A resident of Rumson, New Jersey, Quirk is married to Carol Christopher, his high school sweetheart; they have three children.

==Officiating career==
===Early years===
Quirk began his football officiating career working high school games, and as an off-field official at Giants Stadium. During New York Giants football games, he served on the chain crew and later was the stadium's game clock operator. Progressing to the college level in 1977, he officiated in the Eastern College Athletic Conference as an umpire until 1988.

===NFL career===
Quirk was hired by the NFL in 1988 as a line judge and he later moved to the umpire position. Since coming into the league, he was assigned to Super Bowl XXXII, and he was an alternate in Super Bowl XXXVIII.

====The Instant Replay Game====

In Quirk's second year in the NFL, he was involved in an instant replay decision during a 1989 NFL season game between the Chicago Bears and Green Bay Packers. It would become known in NFL lore as "The Instant Replay Game". On fourth down, Green Bay quarterback Don Majkowski threw an apparent fourteen-yard touchdown pass to wide receiver Sterling Sharpe with thirty-two seconds remaining in the fourth quarter to tie the score of the game at 13-13. As a line judge, Quirk ruled that Majkowski's body had crossed the line of scrimmage, which under rules was an illegal forward pass, nullifying the touchdown and turning over the ball to Chicago. The play was reviewed by the replay official, Bill Parkinson. Parkinson relied on the view supplied by a fixed camera on the roof of the stadium to review the play. After a four minutes and 54 seconds, he ruled the ball was still behind the line, overruling Quirk's call, and giving the Packers the score. Green Bay kicked the extra point and won the game, 14–13.

The impact of this play resulted in the change of the illegal forward pass rule for the 1990 NFL season to include a passer's body being across the line, not only the ball, in determining an infraction and a limit of two minutes for instant replay reviews. The following year, the Bears, still upset over the replay reversal, noted the game with an asterisk in the team's media guide as a "Replay ruling". It has been said this call was one of the factors that led to the resignation of Art McNally, who at the time was the league's supervisor of officials.

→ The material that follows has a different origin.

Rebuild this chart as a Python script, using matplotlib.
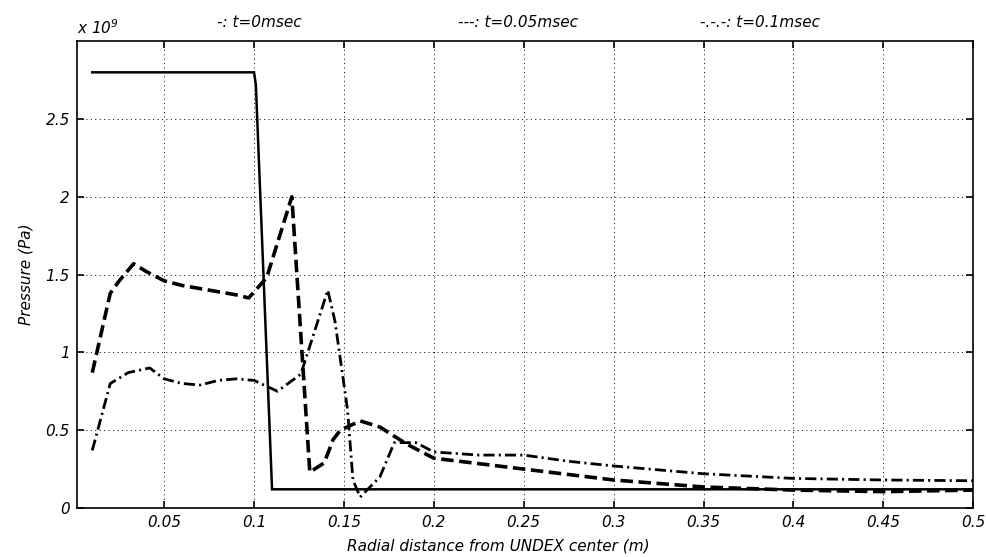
import numpy as np
import matplotlib
matplotlib.use("Agg")
import matplotlib.pyplot as plt

plt.rcParams['font.family'] = ['DejaVu Sans']
plt.rcParams['font.style'] = 'italic'
plt.rcParams['lines.scale_dashes'] = False

# radial distance (m) and pressure (x1e9 Pa)
r_t0 = [0.01, 0.10, 0.101, 0.11, 0.50]
p_t0 = [2.80, 2.80, 2.72, 0.12, 0.12]

r_t005 = [0.01, 0.02, 0.025, 0.033, 0.04, 0.05, 0.06, 0.07, 0.08, 0.09, 0.097,
          0.107, 0.121, 0.131, 0.139, 0.144, 0.148, 0.159, 0.17, 0.185, 0.20,
          0.25, 0.30, 0.35, 0.40, 0.45, 0.50]
p_t005 = [0.87, 1.38, 1.46, 1.57, 1.52, 1.46, 1.43, 1.41, 1.39, 1.37, 1.35,
          1.48, 2.00, 0.23, 0.29, 0.44, 0.50, 0.56, 0.52, 0.41, 0.32,
          0.25, 0.18, 0.135, 0.115, 0.105, 0.115]

r_t01 = [0.01, 0.02, 0.03, 0.042, 0.05, 0.06, 0.07, 0.08, 0.09, 0.10, 0.113,
         0.126, 0.141, 0.145, 0.152, 0.155, 0.159, 0.17, 0.178, 0.19, 0.20,
         0.225, 0.25, 0.275, 0.30, 0.35, 0.40, 0.45, 0.50]
p_t01 = [0.37, 0.80, 0.87, 0.90, 0.83, 0.80, 0.79, 0.82, 0.83, 0.82, 0.75,
         0.86, 1.40, 1.20, 0.63, 0.18, 0.07, 0.20, 0.42, 0.42, 0.36,
         0.34, 0.34, 0.30, 0.27, 0.22, 0.19, 0.18, 0.175]

xticks = [0.05, 0.1, 0.15, 0.2, 0.25, 0.3, 0.35, 0.4, 0.45, 0.5]
yticks = [0, 0.5, 1, 1.5, 2, 2.5]

fig = plt.figure(figsize=(9.87, 5.57), dpi=100)
ax = fig.add_axes([0.078, 0.088, 0.908, 0.838])

ax.plot(r_t0, p_t0, color='black', lw=1.8, solid_joinstyle='miter')
ax.plot(r_t005, p_t005, color='black', lw=2.6, dashes=(9, 4))
ax.plot(r_t01, p_t01, color='black', lw=2.0, dashes=(8, 3, 1.5, 3))

ax.set_xlim(0.0015, 0.5)
ax.set_ylim(0, 3)
ax.set_xticks(xticks)
ax.set_xticklabels(['%g' % v for v in xticks])
ax.set_yticks(yticks)
ax.set_yticklabels(['%g' % v for v in yticks])
ax.tick_params(direction='in', top=True, right=True, length=5, width=1.2,
               labelsize=11, pad=5)
ax.grid(True, color='black', linestyle=(0, (0.7, 2.5)), linewidth=0.7)
for s in ax.spines.values():
    s.set_linewidth(1.2)

ax.set_xlabel('Radial distance from UNDEX center (m)', fontsize=11)
ax.xaxis.set_label_coords(0.47, -0.065)
ax.set_ylabel('Pressure (Pa)', fontsize=11)
ax.yaxis.set_label_coords(-0.048, 0.5)

fig.text(0.078, 0.95, r'x 10$^{9}$', fontsize=11, va='center')
fig.text(0.263, 0.96, '-: t=0msec', fontsize=11, ha='center', va='center')
fig.text(0.525, 0.96, '---: t=0.05msec', fontsize=11, ha='center', va='center')
fig.text(0.77, 0.96, '-.-.-: t=0.1msec', fontsize=11, ha='center', va='center')

fig.savefig('out.png', dpi=100)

====Altercations with players====
As an umpire, Quirk often is responsible for breaking up scuffles among players. During a 1999 NFL season game between the Chicago Bears and St. Louis Rams, Quirk attempted to break up a skirmish between the Rams Jeff Robinson and the Bears Ty Hallock. Quirk grabbed Robinson by the waist and tackled him to the ground. Robinson was ejected by Quirk for throwing a punch at Hallock. As the game was concluding, Robinson asked Quirk if he could have a photo taken together. Robinson later had the photo enlarged and hung it on the wall of his den. After the game, Todd Lyght commented on Quirk's tackle saying, "He did that with authority, and that was an older guy, too. That wasn't one of the young umps. He put it on him. I think that might open up (ESPN's) Prime Time." Dick Vermeil, then-coach of the Rams, later joked with Robinson, asking him, "(Quirk is a) Hell of a tackler, isn't he?"

In another memorable game between the Chicago Bears and Green Bay Packers, this time during the 2007 NFL season, Quirk grabbed Packers linebacker Nick Barnett around the neck and pulled him to the ground during a scuffle between the two teams. Following the game, Quirk was told by league officials privately that he went "over the line" in restraining Barnett, but he would not face disciplinary action. Mike Pereira, the league's director of officiating, said, "[Quirk] should refrain from similar techniques when trying to break up a potential skirmish." At the time of the incident, Barnett's agent withheld from filing a formal grievance with the league in exchange for a public apology by the league that Quirk's actions were wrong. Joking about the incident, Barnett said, "I got in a choke hold, I couldn't really breathe a little bit. [Quirk] got a good one on me. I don't know how he got under that face mask, but he got a good hold on me." On December 28, 2007, the NFL announced that Quirk was fined an entire game check, US$8,150, for his actions against Barnett and for an earlier altercation on December 16, 2007, with Atlanta Falcons fullback Jason Snelling on a kickoff return.